--- Begin PROVIDED DATA ---

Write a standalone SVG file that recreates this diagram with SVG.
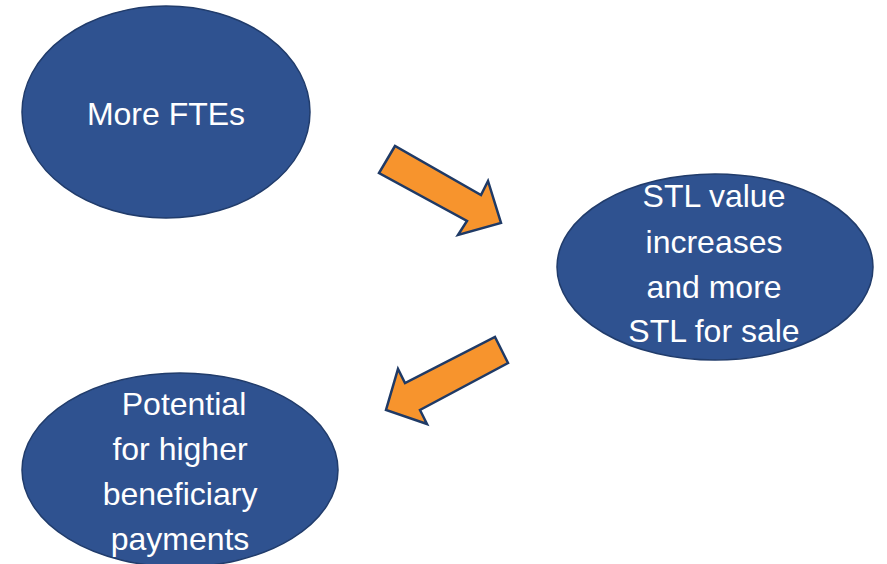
<svg xmlns="http://www.w3.org/2000/svg" width="887" height="564" viewBox="0 0 887 564">
<style>
.node{fill:#2F5290;stroke:#213C6B;stroke-width:1.5}
.lbl{font-family:"Liberation Sans",Arial,sans-serif;font-size:32px;fill:#FFFFFF;text-anchor:middle}
.arr{fill:#F7942D;stroke:#1F3A66;stroke-width:2.5;stroke-linejoin:miter}
</style>
<rect width="887" height="564" fill="#FFFFFF"/>
<g id="node-more-ftes">
<ellipse class="node" cx="166" cy="112" rx="144" ry="106"/>
<text class="lbl" x="166" y="125">More FTEs</text>
</g>
<g id="node-stl">
<ellipse class="node" cx="715" cy="267" rx="158" ry="93"/>
<text class="lbl" x="714" y="207">STL value</text>
<text class="lbl" x="714" y="253">increases</text>
<text class="lbl" x="714" y="298">and more</text>
<text class="lbl" x="714" y="342">STL for sale</text>
</g>
<g id="node-potential">
<ellipse class="node" cx="180" cy="470" rx="158" ry="97"/>
<text class="lbl" x="184" y="415">Potential</text>
<text class="lbl" x="180" y="460">for higher</text>
<text class="lbl" x="180" y="505">beneficiary</text>
<text class="lbl" x="180" y="550">payments</text>
</g>
<g id="connectors">
<polygon class="arr" points="395,146 379,173 467,221 458,235 501,223 488,181 481,195"/>
<polygon class="arr" points="495,337 508,363 420,410 427,424 386,410 398,369 405,383"/>
</g>
</svg>
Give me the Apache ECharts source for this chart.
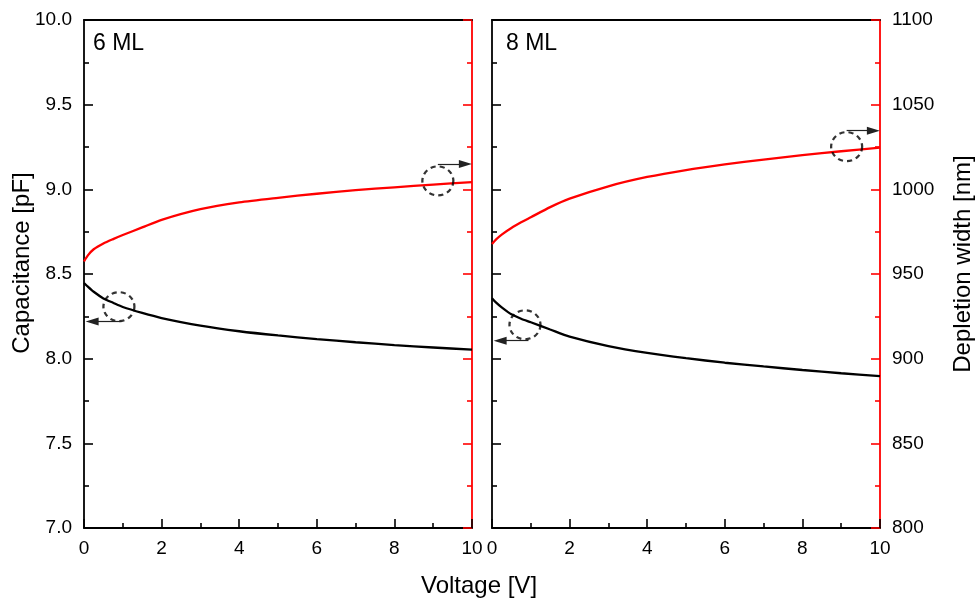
<!DOCTYPE html>
<html>
<head>
<meta charset="utf-8">
<script src="https://cdn.jsdelivr.net/npm/echarts@6/dist/echarts.min.js"></script>
<style>
  html, body { margin: 0; padding: 0; background: #fff; }
  #chart { width: 977px; height: 602px; }
</style>
</head>
<body>
<div id="chart"></div>
<script>
// Bias voltage [V]
const voltage = [0, 0.1, 0.25, 0.5, 0.75, 1, 1.5, 2, 3, 4, 5, 6, 7, 8, 9, 10];
// 6 ML sample
const cap6ML   = [8.447, 8.425, 8.395, 8.356, 8.330, 8.305, 8.270, 8.240, 8.195, 8.162, 8.137, 8.116, 8.097, 8.080, 8.066, 8.053];
const width6ML = [957.4, 961.0, 964.6, 968.0, 970.6, 973.0, 977.5, 982.0, 988.3, 992.3, 995.0, 997.4, 999.5, 1001.2, 1002.8, 1004.3];
// 8 ML sample
const cap8ML   = [8.357, 8.332, 8.303, 8.262, 8.236, 8.215, 8.172, 8.130, 8.074, 8.034, 8.003, 7.976, 7.954, 7.933, 7.914, 7.897];
const width8ML = [967.7, 970.3, 973.3, 977.2, 980.5, 983.5, 989.5, 994.5, 1001.8, 1007.3, 1011.4, 1014.7, 1017.6, 1020.2, 1022.5, 1024.6];

const panelLabels = ['6 ML', '8 ML'];

// Markers pointing each curve to its axis: circle centre [V, value], arrow [fromV, headV, value]
const capCircle6   = [0.90, 8.307];
const capArrow6    = [0.97, 0.21, 8.22];
const widthCircle6 = [9.12, 1005.0];
const widthArrow6  = [9.12, 9.83, 1014.9];
const capCircle8   = [0.85, 8.200];
const capArrow8    = [0.94, 0.21, 8.106];
const widthCircle8 = [9.14, 1025.2];
const widthArrow8  = [9.14, 9.83, 1034.6];

const FONT = '"Liberation Sans", Arial, sans-serif';
const BLACK = '#000';
const RED = '#ff0000';

const pairs = (xs, ys) => xs.map((x, i) => [x, ys[i]]);

function xAxisBottom(grid) {
  return {
    type: 'value', gridIndex: grid, position: 'bottom',
    min: 0, max: 10, interval: 2,
    axisLine: { show: true, onZero: false, lineStyle: { color: BLACK, width: 1.8 } },
    axisTick: { show: true, inside: true, length: 9, lineStyle: { color: BLACK, width: 1.6 } },
    minorTick: { show: true, splitNumber: 2, length: 5, lineStyle: { color: BLACK, width: 1.6 } },
    splitLine: { show: false },
    axisLabel: { show: true, margin: 11, fontSize: 19, color: BLACK, fontFamily: FONT }
  };
}
function xAxisTop(grid) {
  return {
    type: 'value', gridIndex: grid, position: 'top',
    min: 0, max: 10, interval: 2,
    axisLine: { show: true, onZero: false, lineStyle: { color: BLACK, width: 1.8 } },
    axisTick: { show: false }, axisLabel: { show: false }, splitLine: { show: false }
  };
}
function yAxis(grid, pos, kind, labels) {
  const isCap = kind === 'cap';
  const color = isCap ? BLACK : RED;
  return {
    type: 'value', gridIndex: grid, position: pos,
    min: isCap ? 7 : 800, max: isCap ? 10 : 1100, interval: isCap ? 0.5 : 50,
    axisLine: { show: true, onZero: false, lineStyle: { color: color, width: 1.8 } },
    axisTick: { show: true, inside: true, length: 9, lineStyle: { color: color, width: 1.6 } },
    minorTick: { show: true, splitNumber: 2, length: 5, lineStyle: { color: color, width: 1.6 } },
    splitLine: { show: false },
    axisLabel: {
      show: labels, margin: 12, fontSize: 19, color: BLACK, fontFamily: FONT,
      formatter: v => isCap ? v.toFixed(1) : String(v)
    }
  };
}

function curve(name, xi, yi, xs, ys, color) {
  return {
    name: name, type: 'line', xAxisIndex: xi, yAxisIndex: yi,
    data: pairs(xs, ys), showSymbol: false, symbol: 'none',
    smooth: 0.25,
    lineStyle: { color: color, width: 2.3 }, z: 3
  };
}

function marker(xi, yi, circle, arrow) {
  return {
    type: 'scatter', xAxisIndex: xi, yAxisIndex: yi,
    data: [circle], symbol: 'circle', symbolSize: [31, 29],
    itemStyle: { color: 'rgba(0,0,0,0)', borderColor: BLACK, borderWidth: 2.2, borderType: [5, 4] },
    silent: true, z: 4,
    markLine: {
      silent: true, animation: false,
      symbol: ['none', 'triangle'], symbolSize: [8, 13],
      label: { show: false },
      lineStyle: { color: '#222', width: 1.2, type: 'solid' },
      data: [[{ coord: [arrow[0], arrow[2]] }, { coord: [arrow[1], arrow[2]] }]]
    }
  };
}

const chart = echarts.init(document.getElementById('chart'), null, { renderer: 'canvas' });
chart.setOption({
  animation: false,
  backgroundColor: '#fff',
  textStyle: { fontFamily: FONT },
  grid: [
    { left: 84, right: 505, top: 20, bottom: 74 },
    { left: 492, right: 97, top: 20, bottom: 74 }
  ],
  xAxis: [xAxisBottom(0), xAxisBottom(1), xAxisTop(0), xAxisTop(1)],
  yAxis: [
    yAxis(0, 'left', 'cap', true),
    yAxis(0, 'right', 'width', false),
    yAxis(1, 'left', 'cap', false),
    yAxis(1, 'right', 'width', true)
  ],
  series: [
    curve('C 6 ML', 0, 0, voltage, cap6ML, BLACK),
    curve('W 6 ML', 0, 1, voltage, width6ML, RED),
    curve('C 8 ML', 1, 2, voltage, cap8ML, BLACK),
    curve('W 8 ML', 1, 3, voltage, width8ML, RED),
    marker(0, 0, capCircle6, capArrow6),
    marker(0, 1, widthCircle6, widthArrow6),
    marker(1, 2, capCircle8, capArrow8),
    marker(1, 3, widthCircle8, widthArrow8)
  ],
  graphic: [
    { type: 'text', left: 93, top: 32, style: { text: panelLabels[0], fontSize: 23, fill: BLACK, fontFamily: FONT } },
    { type: 'text', left: 506, top: 32, style: { text: panelLabels[1], fontSize: 23, fill: BLACK, fontFamily: FONT } },
    { type: 'text', x: 22.5, y: 263, rotation: Math.PI / 2,
      style: { text: 'Capacitance [pF]', fontSize: 24, fill: BLACK, fontFamily: FONT, align: 'center', verticalAlign: 'middle' } },
    { type: 'text', x: 963, y: 264, rotation: Math.PI / 2,
      style: { text: 'Depletion width [nm]', fontSize: 24, fill: BLACK, fontFamily: FONT, align: 'center', verticalAlign: 'middle' } },
    { type: 'text', x: 479, y: 586,
      style: { text: 'Voltage [V]', fontSize: 24, fill: BLACK, fontFamily: FONT, align: 'center', verticalAlign: 'middle' } }
  ]
});
</script>
</body>
</html>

--- End PROVIDED DATA ---

## EXERCISE
Pull out every line in the material above where "this" occurs.

## FINAL RESULT
Write a standalone SVG file that recreates this diagram with SVG.
Give me the Apache ECharts source for this chart.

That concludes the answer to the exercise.